Большая литература есть всегда литература обличительная. Именно поэтому благонамеренной литературы нет и быть не может. Тоталитарные режимы не имеют обличения — не имеют литературы. «Обличение» обличает всякие неувязки жизни — их есть всегда достаточное количество. Но творчество жизни также всегда проходит мимо литературы. Счастливая семья, занимающаяся творчеством новых поколений — о чем тут писать? Толстой попробовал, но кроме пеленок Наташи Ростовой-Безуховой и пуговичек Долли — даже и у него ничего не получилось. Или — получилось что-то скучное. Критика разводит руками: зачем нужны были эти пеленки?

Русская литература — это почти единственное, что Запад более или менее знал о России и поэтому судил о русском человеке по русской литературе. Англию мир знал лучше. И поэтому даже и не пытался объяснить судьбы Великобританской Империи то ли байроновским пессимизмом, то ли гамлетов ской нерешительностью — Байрон — Байроном, Гамлет — Гамлетом, а Великобританская Империя — она сама по себе независимо от Байронов и Гамлетов. С нами случилось иначе.

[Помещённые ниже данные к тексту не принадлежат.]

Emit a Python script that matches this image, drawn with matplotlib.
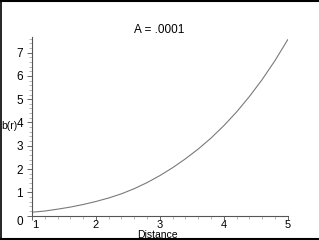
import matplotlib
matplotlib.use("Agg")
import matplotlib.pyplot as plt
from matplotlib.ticker import MultipleLocator
from matplotlib.lines import Line2D

# valores
distancia = [1.0, 1.2, 1.4, 1.6, 1.8, 2.0, 2.2, 2.4, 2.6, 2.8, 3.0,
             3.2, 3.4, 3.6, 3.8, 4.0, 4.2, 4.4, 4.6, 4.8, 5.0]
b_r = [0.15, 0.20, 0.28, 0.37, 0.48, 0.61, 0.76, 0.94, 1.16, 1.42, 1.72,
       2.06, 2.44, 2.86, 3.33, 3.86, 4.45, 5.11, 5.84, 6.65, 7.55]
xticks = [1, 2, 3, 4, 5]
yticks = [0, 1, 2, 3, 4, 5, 6, 7]

plt.rcParams["font.family"] = ["Liberation Sans", "DejaVu Sans"]

fig = plt.figure(figsize=(3.19, 2.40), dpi=100)
ax = fig.add_axes([32 / 319, 1 - 215.7 / 240, (287.7 - 32) / 319, (215.7 - 36.7) / 240])

ax.plot(distancia, b_r, color="#7a7a7a", linewidth=0.8)

ax.set_xlim(1, 5)
ax.set_ylim(0, 7.68)
ax.set_xticks(xticks)
ax.set_yticks(yticks)
ax.xaxis.set_minor_locator(MultipleLocator(0.2))
ax.yaxis.set_minor_locator(MultipleLocator(0.2))

for s in ["top", "right"]:
    ax.spines[s].set_visible(False)
for s in ["left", "bottom"]:
    ax.spines[s].set_color("#555555")
    ax.spines[s].set_linewidth(0.8)

ax.tick_params(which="major", length=3.5, width=0.7, color="#666666", labelsize=8.5)
ax.tick_params(which="minor", length=2, width=0.5, color="#999999")
ax.tick_params(axis="x", pad=0, length=3, labelsize=8)
ax.tick_params(axis="y", pad=3)

# el 1 y el 0 van corridos como en el original
ax.get_xticklabels()[0].set_ha("left")
ax.get_yticklabels()[0].set_va("top")

# detalles
fig.text(159 / 319, 1 - 30 / 240, "A = .0001", ha="center", va="center", fontsize=8.5)
fig.text(157.5 / 319, 1 - 239.5 / 240, "Distance", ha="center", va="bottom", fontsize=7.5)
fig.text(1.5 / 319, 1 - 126 / 240, "b(r)", ha="left", va="center", fontsize=7.5)

# marco negro
fig.add_artist(Line2D([0, 1], [0.997, 0.997], transform=fig.transFigure, color="black", linewidth=1.5))
fig.add_artist(Line2D([0.002, 0.002], [0, 1], transform=fig.transFigure, color="black", linewidth=1.2))
fig.add_artist(Line2D([0, 1], [0.006, 0.006], transform=fig.transFigure, color="black", linewidth=1.5))

plt.savefig("out.png", dpi=100)
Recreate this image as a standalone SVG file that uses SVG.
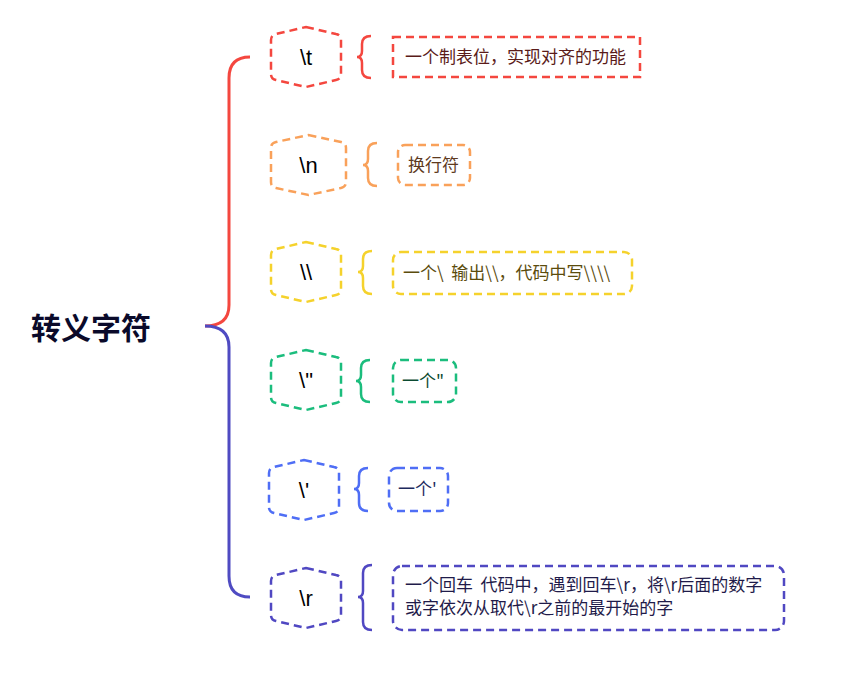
<svg xmlns="http://www.w3.org/2000/svg" width="843" height="676" viewBox="0 0 843 676">
<style>
.hex{fill:none;stroke-width:2.5;stroke-dasharray:8 5;}
.box{fill:none;stroke-width:2.5;stroke-dasharray:8 5;}
.br{fill:none;stroke-width:2.5;}
.lbl{font-family:"Liberation Sans","Noto Sans",sans-serif;font-size:22px;fill:#000;text-anchor:middle;}
.txt{font-family:"Noto Sans CJK SC","Liberation Sans",sans-serif;font-size:17px;white-space:pre;}
.txt2{font-family:"Noto Sans CJK SC","Liberation Sans",sans-serif;font-size:17px;white-space:pre;}
.title{font-family:"Noto Sans CJK SC",sans-serif;font-size:30px;font-weight:bold;fill:#0a0a2a;}
.red{stroke:#f4473f;} .org{stroke:#f9a15a;} .yel{stroke:#f5d22c;} .grn{stroke:#1bbd7d;} .blu{stroke:#4f6ef5;} .pur{stroke:#5048c2;}
</style>
<defs>
<path id="hexp" d="M0 -30 L30 -23 Q35 -22 35 -17 L35 17 Q35 22 30 23 L0 30 L-30 23 Q-35 22 -35 17 L-35 -17 Q-35 -22 -30 -23 Z"/>
</defs>
<rect width="843" height="676" fill="#fff"/>
<g id="root">
<text class="title" x="31" y="339">转义字符</text>
</g>
<g id="connectors">
<path class="br" style="stroke-width:3" stroke="#f4473f" d="M250 57 Q229 57 229 78 L229 305 Q229 326 205 326"/>
<path class="br" style="stroke-width:3" stroke="#4f4bc2" d="M205 326 Q229 326 229 347 L229 576 Q229 597 250 597"/>
<path class="br red" d="M371 36 Q362 36 362 44 L362 51 Q362 57 357 57 Q362 57 362 63 L362 70 Q362 78 371 78"/>
<path class="br org" d="M377 143 Q368 143 368 151 L368 159 Q368 165 363 165 Q368 165 368 171 L368 178 Q368 186 377 186"/>
<path class="br yel" d="M372 251 Q363 251 363 259 L363 266 Q363 272 358 272 Q363 272 363 278 L363 286 Q363 294 372 294"/>
<path class="br grn" d="M370 360 Q361 360 361 368 L361 375 Q361 381 356 381 Q361 381 361 387 L361 394 Q361 402 370 402"/>
<path class="br blu" d="M368 468 Q359 468 359 476 L359 483 Q359 489 354 489 Q359 489 359 495 L359 503 Q359 511 368 511"/>
<path class="br pur" d="M372 565 Q363 565 363 573 L363 591 Q363 597 358 597 Q363 597 363 603 L363 622 Q363 630 372 630"/>
</g>
<g id="n-t">
<use href="#hexp" class="hex red" x="306" y="57"/>
<text class="lbl" x="306" y="65">\t</text>
</g>
<g id="d-t">
<rect class="box red" x="393" y="37" width="247" height="40"/>
<text class="txt" x="405" y="63" fill="#5a1b19">一个制表位，实现对齐的功能</text>
</g>
<g id="n-n">
<path class="hex org" d="M308.5 135 L341 142 Q346 143 346 148 L346 182 Q346 187 341 188 L308.5 195 L276 188 Q271 187 271 182 L271 148 Q271 143 276 142 Z"/>
<text class="lbl" x="308.5" y="173">\n</text>
</g>
<g id="d-n">
<rect class="box org" x="398" y="145" width="72" height="40" rx="7"/>
<text class="txt" x="408" y="171" fill="#5e3a1e">换行符</text>
</g>
<g id="n-bs">
<use href="#hexp" class="hex yel" x="306" y="272"/>
<text class="lbl" x="306" y="280">\\</text>
</g>
<g id="d-bs">
<rect class="box yel" x="393" y="252" width="239" height="42" rx="8"/>
<text class="txt" x="403" y="279" fill="#5b4c0d">一个\  输出\\，代码中写\\\\</text>
</g>
<g id="n-q">
<use href="#hexp" class="hex grn" x="306" y="380"/>
<text class="lbl" x="306" y="388">\"</text>
</g>
<g id="d-q">
<rect class="box grn" x="393" y="360" width="63" height="42" rx="8"/>
<text class="txt" x="402" y="387" fill="#0b4a31">一个"</text>
</g>
<g id="n-a">
<use href="#hexp" class="hex blu" x="304" y="490"/>
<text class="lbl" x="304" y="498">\'</text>
</g>
<g id="d-a">
<rect class="box blu" x="389" y="468" width="59" height="43" rx="8"/>
<text class="txt" x="398" y="495" fill="#1d2a5e">一个'</text>
</g>
<g id="n-r">
<use href="#hexp" class="hex pur" x="306" y="598"/>
<text class="lbl" x="306" y="606">\r</text>
</g>
<g id="d-r">
<rect class="box pur" x="393" y="566" width="391" height="64" rx="9"/>
<text class="txt2" x="405" y="591" fill="#1f1b4a">一个回车  代码中，遇到回车\r，将\r后面的数字</text>
<text class="txt2" x="405" y="614" fill="#1f1b4a">或字依次从取代\r之前的最开始的字</text>
</g>
</svg>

Петровская реформа разделила Русь на две части: первая — дворянство и вторая — все остальное. Вся эта книга, по существу посвящена вопросу этого раздвоения и поэтому здесь я коснусь его только мельком. Укрепив свой правящий центр в далеком нерусском Петербурге, устранив на сто лет русскую монархию, превратив себя — в шляхту, а крестьянство — в быдло, согнув в бараний рог духовенство, купечество и посадских людей, — дворянство оказалось в некоем не очень блистательном одиночестве. Общий язык со страной был потерян — и в переносном и в самом прямом смысле этого слова: дворянство стало говорить по — французски и русский язык, по Тургеневу «великий, свободный и могучий», остался языком плебса, черни, «подлых людей» по терминологии того времени. Одиночество не было ни блестящим, ни длительным. С одной стороны — мужик резал, с другой стороны и совесть все-таки заедала, с третьей — грозила монархия. И как ни глубока была измена русскому народу — русское дворянство все-таки оставалось русским — и его психологический склад не был все-таки изуродован до конца: та совестливость, которая свойственна русскому народу вообще — оставалась и в дворянстве. Отсюда тип «кающегося дворянина». Это покаяние не было только предчувствием гибели — польскому шляхтичу тоже было что предчувствовать, однако, ни покаяниями, ни хождением в народ он не занимался никогда. Не каялись также ни прусский юнкер, ни французский виконт. Это было явлением чисто морального порядка, явлением чисто национальным: ни в какой иной стране мира кающихся дворян не существовало. Сейчас, после революции, мы можем сказать, что это дворянство каялось не совсем по настоящему адресу и что именно из него выросли наши дворянские революционеры — начиная от Новикова и кончая Лениным. Но в прошлом столетии этого было еще не видно.